**Collected data**
==*==

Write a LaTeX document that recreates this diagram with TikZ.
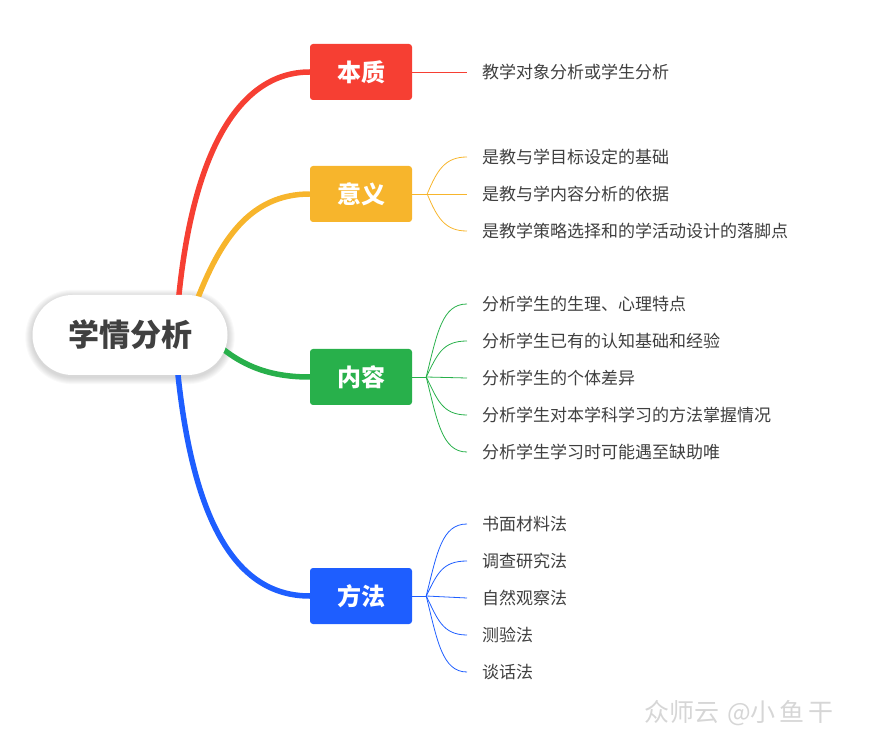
\documentclass[tikz,border=0pt]{standalone}
\usepackage{fontspec}
\setmainfont{Noto Sans CJK SC}
\usetikzlibrary{backgrounds,calc}
\definecolor{cred}{HTML}{F63F33}
\definecolor{cyel}{HTML}{F7B52C}
\definecolor{cgrn}{HTML}{28B04B}
\definecolor{cblu}{HTML}{1E5EFF}
\definecolor{txtgray}{HTML}{3F3F3F}
\definecolor{rootgray}{HTML}{404040}
\definecolor{wmgray}{HTML}{D6D6D6}
\begin{document}
\begin{tikzpicture}[x=1pt,y=-1pt,
  topic/.style={rounded corners=3pt, minimum width=102pt, minimum height=56pt, text=white, font=\fontsize{24}{24}\selectfont\bfseries, inner sep=0pt},
  leaf/.style={anchor=west, text=txtgray, font=\fontsize{17}{17}\selectfont, inner sep=0pt},
  mainline/.style={line width=5.5pt},
  subline/.style={line width=0.8pt}]
\useasboundingbox (0,0) rectangle (871,735);
% root
\node[fill=white, rounded corners=39.9pt, minimum width=195pt, minimum height=80pt, inner sep=0pt,
  font=\fontsize{31}{31}\selectfont\bfseries, text=rootgray] (root) at (130,335) {学情分析};
% topics
\node[topic, fill=cred] (t1) at (361,72) {本质};
\node[topic, fill=cyel] (t2) at (361,194) {意义};
\node[topic, fill=cgrn] (t3) at (361,377) {内容};
\node[topic, fill=cblu] (t4) at (361,596) {方法};
% leaves
\node[leaf] (a1) at (482,72) {教学对象分析或学生分析};
\node[leaf] (b1) at (482,157) {是教与学目标设定的基础};
\node[leaf] (b2) at (482,194) {是教与学内容分析的依据};
\node[leaf] (b3) at (482,231) {是教学策略选择和的学活动设计的落脚点};
\node[leaf] (c1) at (482,304) {分析学生的生理、心理特点};
\node[leaf] (c2) at (482,341) {分析学生已有的认知基础和经验};
\node[leaf] (c3) at (482,378) {分析学生的个体差异};
\node[leaf] (c4) at (482,415) {分析学生对本学科学习的方法掌握情况};
\node[leaf] (c5) at (482,452) {分析学生学习时可能遇至缺助唯};
\node[leaf] (d1) at (482,524) {书面材料法};
\node[leaf] (d2) at (482,561) {调查研究法};
\node[leaf] (d3) at (482,598) {自然观察法};
\node[leaf] (d4) at (482,635) {测验法};
\node[leaf] (d5) at (482,672) {谈话法};
% watermark
\node[anchor=west, text=wmgray, inner sep=0pt, font=\fontsize{25}{25}\selectfont] (wm) at (644,713) {众师云\hspace{8pt}@小\hspace{4pt}鱼\hspace{4pt}干};
\begin{pgfonlayer}{background}
  % root shadow
  \foreach \i in {1,...,7}{
    \fill[black, opacity=0.022, rounded corners={40pt+\i pt}]
      ($(root.south west)+(-\i,\i+2)$) rectangle ($(root.north east)+(\i,-\i+2)$);
  }
  % main branches
  \draw[mainline, cred] ($(root.north)+(48,10)$) .. controls (192,150) and (240,72) .. (t1.west);
  \draw[mainline, cyel] ($(root.north)+(66,8)$) .. controls (220,240) and (250,194) .. (t2.west);
  \draw[mainline, cgrn] ($(root.east)+(-12,8)$) .. controls (244,368) and (273,377) .. (t3.west);
  \draw[mainline, cblu] ($(root.south)+(47,-10)$) .. controls (192,520) and (235,596) .. (t4.west);
\end{pgfonlayer}
% sub connectors
\draw[subline, cred] (t1.east) -- ([xshift=-15pt]a1.west);
\coordinate (f2) at ([xshift=15pt]t2.east);
\draw[subline, cyel] (t2.east) -- (f2);
\draw[subline, cyel] (f2) .. controls +(10,-24) and +(-22,0) .. ([xshift=-15pt]b1.west);
\draw[subline, cyel] (f2) -- ([xshift=-15pt]b2.west);
\draw[subline, cyel] (f2) .. controls +(10,24) and +(-22,0) .. ([xshift=-15pt]b3.west);
\coordinate (f3) at ([xshift=14pt]t3.east);
\draw[subline, cgrn] (t3.east) -- (f3);
\draw[subline, cgrn] (f3) .. controls +(11,-44) and +(-25,0) .. ([xshift=-15pt]c1.west);
\draw[subline, cgrn] (f3) .. controls +(11,-22) and +(-25,0) .. ([xshift=-15pt]c2.west);
\draw[subline, cgrn] (f3) -- ([xshift=-15pt]c3.west);
\draw[subline, cgrn] (f3) .. controls +(11,22) and +(-25,0) .. ([xshift=-15pt]c4.west);
\draw[subline, cgrn] (f3) .. controls +(11,44) and +(-25,0) .. ([xshift=-15pt]c5.west);
\coordinate (f4) at ([xshift=14pt]t4.east);
\draw[subline, cblu] (t4.east) -- (f4);
\draw[subline, cblu] (f4) .. controls +(11,-44) and +(-25,0) .. ([xshift=-15pt]d1.west);
\draw[subline, cblu] (f4) .. controls +(11,-22) and +(-25,0) .. ([xshift=-15pt]d2.west);
\draw[subline, cblu] (f4) -- ([xshift=-15pt]d3.west);
\draw[subline, cblu] (f4) .. controls +(11,22) and +(-25,0) .. ([xshift=-15pt]d4.west);
\draw[subline, cblu] (f4) .. controls +(11,44) and +(-25,0) .. ([xshift=-15pt]d5.west);
\end{tikzpicture}
\end{document}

==*==

**Exercise objective**
Restate the data above word for word. Do not include the images.

**Solved problem**
Write a LaTeX document that recreates this diagram with TikZ.
\documentclass[tikz,border=0pt]{standalone}
\usepackage{fontspec}
\setmainfont{Noto Sans CJK SC}
\usetikzlibrary{backgrounds,calc}
\definecolor{cred}{HTML}{F63F33}
\definecolor{cyel}{HTML}{F7B52C}
\definecolor{cgrn}{HTML}{28B04B}
\definecolor{cblu}{HTML}{1E5EFF}
\definecolor{txtgray}{HTML}{3F3F3F}
\definecolor{rootgray}{HTML}{404040}
\definecolor{wmgray}{HTML}{D6D6D6}
\begin{document}
\begin{tikzpicture}[x=1pt,y=-1pt,
  topic/.style={rounded corners=3pt, minimum width=102pt, minimum height=56pt, text=white, font=\fontsize{24}{24}\selectfont\bfseries, inner sep=0pt},
  leaf/.style={anchor=west, text=txtgray, font=\fontsize{17}{17}\selectfont, inner sep=0pt},
  mainline/.style={line width=5.5pt},
  subline/.style={line width=0.8pt}]
\useasboundingbox (0,0) rectangle (871,735);
% root
\node[fill=white, rounded corners=39.9pt, minimum width=195pt, minimum height=80pt, inner sep=0pt,
  font=\fontsize{31}{31}\selectfont\bfseries, text=rootgray] (root) at (130,335) {学情分析};
% topics
\node[topic, fill=cred] (t1) at (361,72) {本质};
\node[topic, fill=cyel] (t2) at (361,194) {意义};
\node[topic, fill=cgrn] (t3) at (361,377) {内容};
\node[topic, fill=cblu] (t4) at (361,596) {方法};
% leaves
\node[leaf] (a1) at (482,72) {教学对象分析或学生分析};
\node[leaf] (b1) at (482,157) {是教与学目标设定的基础};
\node[leaf] (b2) at (482,194) {是教与学内容分析的依据};
\node[leaf] (b3) at (482,231) {是教学策略选择和的学活动设计的落脚点};
\node[leaf] (c1) at (482,304) {分析学生的生理、心理特点};
\node[leaf] (c2) at (482,341) {分析学生已有的认知基础和经验};
\node[leaf] (c3) at (482,378) {分析学生的个体差异};
\node[leaf] (c4) at (482,415) {分析学生对本学科学习的方法掌握情况};
\node[leaf] (c5) at (482,452) {分析学生学习时可能遇至缺助唯};
\node[leaf] (d1) at (482,524) {书面材料法};
\node[leaf] (d2) at (482,561) {调查研究法};
\node[leaf] (d3) at (482,598) {自然观察法};
\node[leaf] (d4) at (482,635) {测验法};
\node[leaf] (d5) at (482,672) {谈话法};
% watermark
\node[anchor=west, text=wmgray, inner sep=0pt, font=\fontsize{25}{25}\selectfont] (wm) at (644,713) {众师云\hspace{8pt}@小\hspace{4pt}鱼\hspace{4pt}干};
\begin{pgfonlayer}{background}
  % root shadow
  \foreach \i in {1,...,7}{
    \fill[black, opacity=0.022, rounded corners={40pt+\i pt}]
      ($(root.south west)+(-\i,\i+2)$) rectangle ($(root.north east)+(\i,-\i+2)$);
  }
  % main branches
  \draw[mainline, cred] ($(root.north)+(48,10)$) .. controls (192,150) and (240,72) .. (t1.west);
  \draw[mainline, cyel] ($(root.north)+(66,8)$) .. controls (220,240) and (250,194) .. (t2.west);
  \draw[mainline, cgrn] ($(root.east)+(-12,8)$) .. controls (244,368) and (273,377) .. (t3.west);
  \draw[mainline, cblu] ($(root.south)+(47,-10)$) .. controls (192,520) and (235,596) .. (t4.west);
\end{pgfonlayer}
% sub connectors
\draw[subline, cred] (t1.east) -- ([xshift=-15pt]a1.west);
\coordinate (f2) at ([xshift=15pt]t2.east);
\draw[subline, cyel] (t2.east) -- (f2);
\draw[subline, cyel] (f2) .. controls +(10,-24) and +(-22,0) .. ([xshift=-15pt]b1.west);
\draw[subline, cyel] (f2) -- ([xshift=-15pt]b2.west);
\draw[subline, cyel] (f2) .. controls +(10,24) and +(-22,0) .. ([xshift=-15pt]b3.west);
\coordinate (f3) at ([xshift=14pt]t3.east);
\draw[subline, cgrn] (t3.east) -- (f3);
\draw[subline, cgrn] (f3) .. controls +(11,-44) and +(-25,0) .. ([xshift=-15pt]c1.west);
\draw[subline, cgrn] (f3) .. controls +(11,-22) and +(-25,0) .. ([xshift=-15pt]c2.west);
\draw[subline, cgrn] (f3) -- ([xshift=-15pt]c3.west);
\draw[subline, cgrn] (f3) .. controls +(11,22) and +(-25,0) .. ([xshift=-15pt]c4.west);
\draw[subline, cgrn] (f3) .. controls +(11,44) and +(-25,0) .. ([xshift=-15pt]c5.west);
\coordinate (f4) at ([xshift=14pt]t4.east);
\draw[subline, cblu] (t4.east) -- (f4);
\draw[subline, cblu] (f4) .. controls +(11,-44) and +(-25,0) .. ([xshift=-15pt]d1.west);
\draw[subline, cblu] (f4) .. controls +(11,-22) and +(-25,0) .. ([xshift=-15pt]d2.west);
\draw[subline, cblu] (f4) -- ([xshift=-15pt]d3.west);
\draw[subline, cblu] (f4) .. controls +(11,22) and +(-25,0) .. ([xshift=-15pt]d4.west);
\draw[subline, cblu] (f4) .. controls +(11,44) and +(-25,0) .. ([xshift=-15pt]d5.west);
\end{tikzpicture}
\end{document}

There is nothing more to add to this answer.